A transcendental extension is just one that is not algebraic, and we already have algebraic extension. I think this is much like the "flammable" and "non-flammable" example in WP:OVERLAP so perhaps transcendental extension should not get its own article. The current title in some sense reminds us to avoid this overlap. (It seems that only itwiki has a standalone article for d:Q3733413, though of course this does not forbid us to have one.) —HTinC23 (talk) 18:04, 18 March 2023 (UTC)[reply]
No, that doesn’t work: algebraic extension does not discuss a transcendental extension (since the latter is not algebraic). There are many things unique to transcendental extensions such as transcendence degree. So, it does make sense to have an article on the topic. Understanding algebraic extensions is not equivalent to understanding transcendental extensions, just as understanding peace is not equivalent to understanding wars. —- Taku (talk) 18:21, 18 March 2023 (UTC)[reply]

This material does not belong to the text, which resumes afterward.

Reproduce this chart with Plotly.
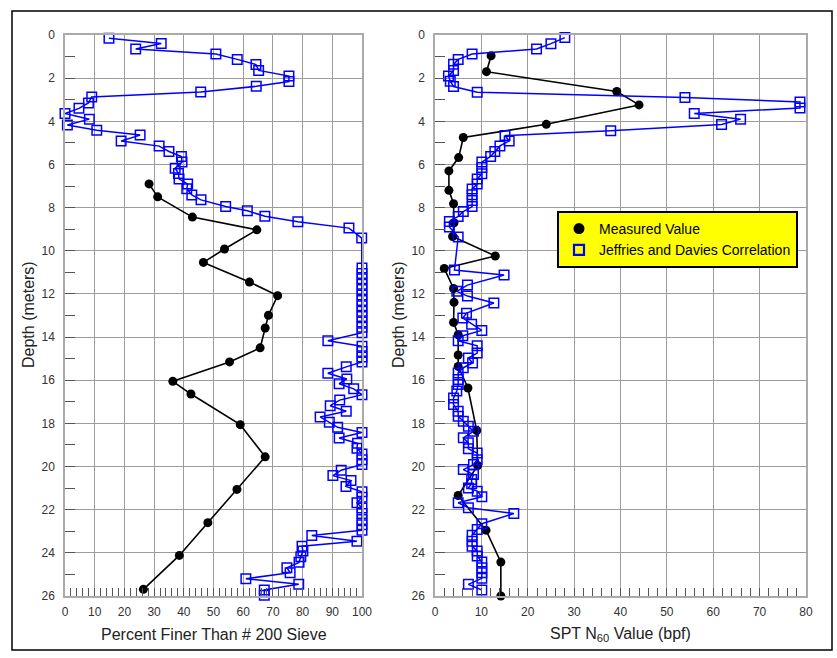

Putting aside whether we need a standalone transcendental extension, another problem is that transcendence degree is not a subtopic of transcendental extension (trdeg > 0), but instead a subtopic of field extension (trdeg ≥ 0), so the title transcendence degree should not be turned to a redirect to transcendental extension. And since we are not discussing a merger to field extension, the article could stay here.
(The "WP:OTHERSTUFF" I have in mind to justify keeping trdeg separate from transcendental extension or field extension is dimension (vector space), or dimension of an algebraic variety more closely related to trdeg. Regarding "subtopic", I feel that to cover trdeg in non-algebraic extension is the same as covering divisor in non-(prime-or-unit) number or ideal class group in non-PID Dedekind domain or any X in non-Z Y where all Y's have X but a non-trivial X iff the Y is not Z. It seems weirder to me than the current situation. I apologize for resorting to bad analogies, running out of coherent arguments.) —HTinC23 (talk) 23:05, 18 March 2023 (UTC)[reply]
Of course, the transcendence degree is an invariant of a field extension. But the only interesting case is when the extension is transcendental. The same for transcendence basis. So, I think we can regard them as subtopics of transcendental extensions. For analogies, a trans.deg is an analog of a vector space dimension. The current setup, as I see, is like there is a dimension article but no vector space article, which is weird. By the way, the reason I suggested a move is also because the current trans.deg article contains quite a bit of materials on trans. extensions; e.g., purely transcendental extension. Such materials would feel more natural and can develop better if the article is named a trans extension (e.g., having a section on purely trans. extensions). —- Taku (talk) 06:44, 19 March 2023 (UTC)[reply]
Note: WikiProject Mathematics has been notified of this discussion. Favonian (talk) 09:11, 25 March 2023 (UTC)[reply]
The notion of transcendence degree (over the prime field) is also used as a dimension notion of a field itself, for instance in algebraic model theory. Therefore I think covering it separately from the notion of an algebraic/transcendental field extension is useful and would support it remaining at its current title. Felix QW (talk) 09:37, 25 March 2023 (UTC)[reply]
Regarding the analogy with vector spaces further, we do have an article on field extensions, so to me not having an article on transcendental extensions is more like not having an article specifically on vector spaces of positive dimension. Felix QW (talk) 09:38, 25 March 2023 (UTC)[reply]
This analogy doesn’t quite work since the zero-dimensional vec sp is trivial; there is nothing to study, while a field ext of trans degree zero (i.e., an alg field extension) is not trivial; there are a lot of stuff on them (e.g., Galois theory). Hence, the right analogy should be a vec space <-> a trans field extension. —- Taku (talk) 10:20, 25 March 2023 (UTC)[reply]
The discussion above is closed. Please do not modify it. Subsequent comments should be made on the appropriate discussion page. No further edits should be made to this discussion.